2 Million Vaccines Distributed to California’s Hard-Hit Areas


Amanda Chang, Staff Writer

The state of California created a four-tier reopening plan that classifies each county in the state by its number of COVID-19 cases and how much the county will be allowed to reopen. 

The County of Los Angeles (LA) is currently in Tier 2, otherwise known as the red tier. In this tier, according to the Los Angeles Times, the risk of getting infected with COVID-19 is “substantial” and some nonessential indoor businesses should remain closed. Many other counties are in Tier 1, also known as the purple tier.

Despite this, California has met its initial goal for the administration of COVID-19 vaccines, especially in areas that have been hardest hit and are at a greater disadvantage. 

The administration of the vaccines shows that California’s effort to distribute the vaccine is opening doors for greater economic reopening, especially as it does so throughout the state and in hard-hit areas.

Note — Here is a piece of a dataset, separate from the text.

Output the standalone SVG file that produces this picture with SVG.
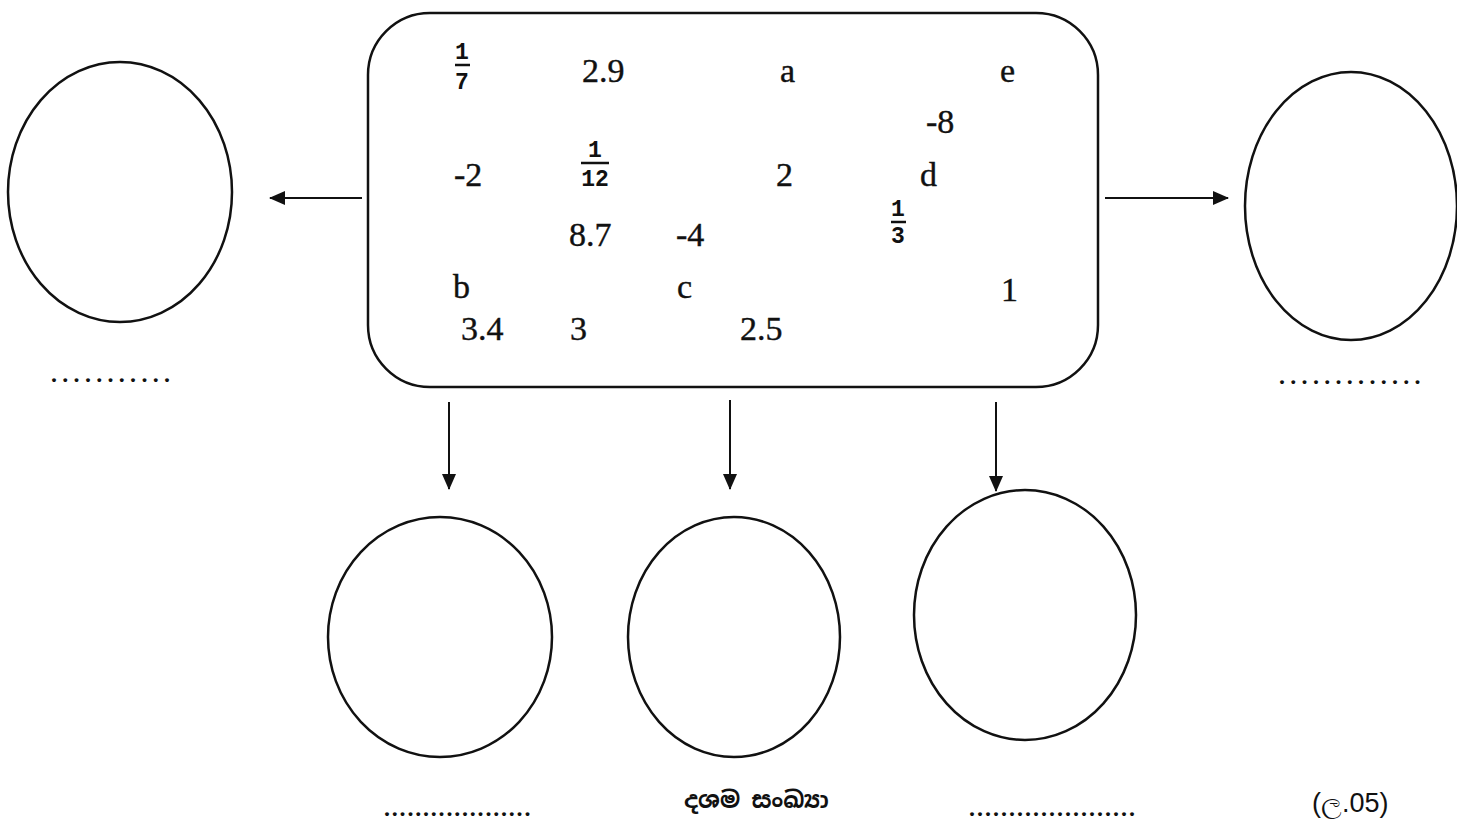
<svg xmlns="http://www.w3.org/2000/svg" width="1457" height="830" viewBox="0 0 1457 830">
<style>
.sh{fill:none;stroke:#111;stroke-width:2.5}
.ln{stroke:#111;stroke-width:2}
.fl{stroke:#111;stroke-width:2.5}
.t{font-family:"Liberation Serif","DejaVu Serif",serif;font-size:34px;fill:#111;stroke:#111;stroke-width:0.4}
.f{font-family:"Liberation Mono","DejaVu Sans Mono",monospace;font-weight:bold;font-size:23px;fill:#111;text-anchor:middle}
.dots{font-family:"Liberation Serif",serif;font-size:24px;font-weight:bold;fill:#111}
.s{font-family:"Noto Sans Sinhala","Noto Sans","DejaVu Sans",sans-serif;font-size:23px;font-weight:bold;fill:#111}
.lab{font-family:"Liberation Sans","DejaVu Sans",sans-serif;font-size:27px;fill:#111}
</style>
<defs>
<marker id="ah" markerWidth="16" markerHeight="14" refX="15" refY="7" orient="auto" markerUnits="userSpaceOnUse" viewBox="0 0 16 14">
<path d="M0,0 L16,7 L0,14 z" fill="#111"/>
</marker>
</defs>
<rect width="1457" height="830" fill="#fff"/>
<g id="center-box">
<rect class="sh" x="368" y="13" width="730" height="374" rx="62" ry="62"/>
<text class="f" x="462" y="59">1</text>
<line class="fl" x1="455" y1="65" x2="470" y2="65"/>
<text class="f" x="462" y="89">7</text>
<text class="t" x="582" y="82">2.9</text>
<text class="t" x="780" y="82">a</text>
<text class="t" x="1000" y="82">e</text>
<text class="t" x="926" y="133">-8</text>
<text class="t" x="454" y="186">-2</text>
<text class="f" x="595" y="157">1</text>
<line class="fl" x1="581" y1="163" x2="609" y2="163"/>
<text class="f" x="595" y="186">12</text>
<text class="t" x="776" y="186">2</text>
<text class="t" x="920" y="186">d</text>
<text class="t" x="569" y="246">8.7</text>
<text class="t" x="676" y="246">-4</text>
<text class="f" x="898" y="216">1</text>
<line class="fl" x1="891" y1="222" x2="906" y2="222"/>
<text class="f" x="898" y="243">3</text>
<text class="t" x="453" y="298">b</text>
<text class="t" x="677" y="298">c</text>
<text class="t" x="1001" y="301">1</text>
<text class="t" x="461" y="340">3.4</text>
<text class="t" x="570" y="340">3</text>
<text class="t" x="740" y="340">2.5</text>
</g>
<g id="circle-left">
<ellipse class="sh" cx="120" cy="192" rx="112" ry="130"/>
<text class="dots" x="51" y="382" letter-spacing="5.3">...........</text>
</g>
<g id="circle-right">
<ellipse class="sh" cx="1351" cy="206" rx="106" ry="134"/>
<text class="dots" x="1279" y="384" letter-spacing="5.3">.............</text>
</g>
<g id="circle-bottom-1">
<ellipse class="sh" cx="440" cy="637" rx="112" ry="120"/>
<text class="dots" x="384" y="816" letter-spacing="1.8">...................</text>
</g>
<g id="circle-bottom-2">
<ellipse class="sh" cx="734" cy="637" rx="106" ry="120"/>
<text class="s" x="684" y="808">දශම සංඛ්‍යා</text>
</g>
<g id="circle-bottom-3">
<ellipse class="sh" cx="1025" cy="615" rx="111" ry="125"/>
<text class="dots" x="969" y="816" letter-spacing="2">.....................</text>
</g>
<g id="mark">
<text class="lab" x="1312" y="812">(ල.05)</text>
</g>
<g id="connectors">
<line class="ln" x1="362" y1="198" x2="270" y2="198" marker-end="url(#ah)"/>
<line class="ln" x1="1105" y1="198" x2="1228" y2="198" marker-end="url(#ah)"/>
<line class="ln" x1="449" y1="402" x2="449" y2="489" marker-end="url(#ah)"/>
<line class="ln" x1="730" y1="400" x2="730" y2="489" marker-end="url(#ah)"/>
<line class="ln" x1="996" y1="402" x2="996" y2="491" marker-end="url(#ah)"/>
</g>
</svg>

2 million doses have been distributed and administered in targeted communities throughout the state. This has helped to open doors for businesses as officials have begun to loosen the criteria for counties to advance from Tier 1 to Tier 2. 

“California is making good strides on achieving the commitment to delivering doses to the hardest-hit communities across our state, making sure that our first line of protection is going to those places that have shouldered the greatest burden of disease,” said Dr. Mark Ghaly, California’s health and human services secretary during a briefing.

According to the California Department of Public Health, 13 counties advanced to the red tier on Mar. 14. The 13 counties include Los Angeles, Orange, and San Bernardino counties. A different set of 13 counties like San Diego, Sacramento, and Santa Barbara will leave the purple tier as soon as their COVID-19 figures remain steady, which, for some, could be as early as Mar. 17. 

According to the L.A. Times, counties in the red tier will be permitted to resume and reopen many nonessential services. Restaurants will be allowed to restart indoor dining and movie theater showings can resume at a 25% capacity. Additionally, students grades 7 through 12 will be allowed to return to school in person; indoor gyms, dance, and yoga studios can reopen at a 10% capacity; attractions like museums, zoos, and aquariums will reopen indoors at a 25% capacity. Many of California’s amusement parks will be allowed to reopen at 15% capacity starting on Apr. 1. However, only in-state residents will be permitted to visit.

As more vaccines are administered, the state will gain a larger sense of herd immunity. Nonetheless, as the number of COVID-19 cases continues to fluctuate, the counties of California will continue to adjust and adapt.

“As part of the new targeted strategy, the state set goals of administering the first 2 million doses in those areas, then 4 million. After reaching each mark, California aims to redraft its reopening road map to make it easier for counties to more widely resume economic operations,” reported the L.A. Times.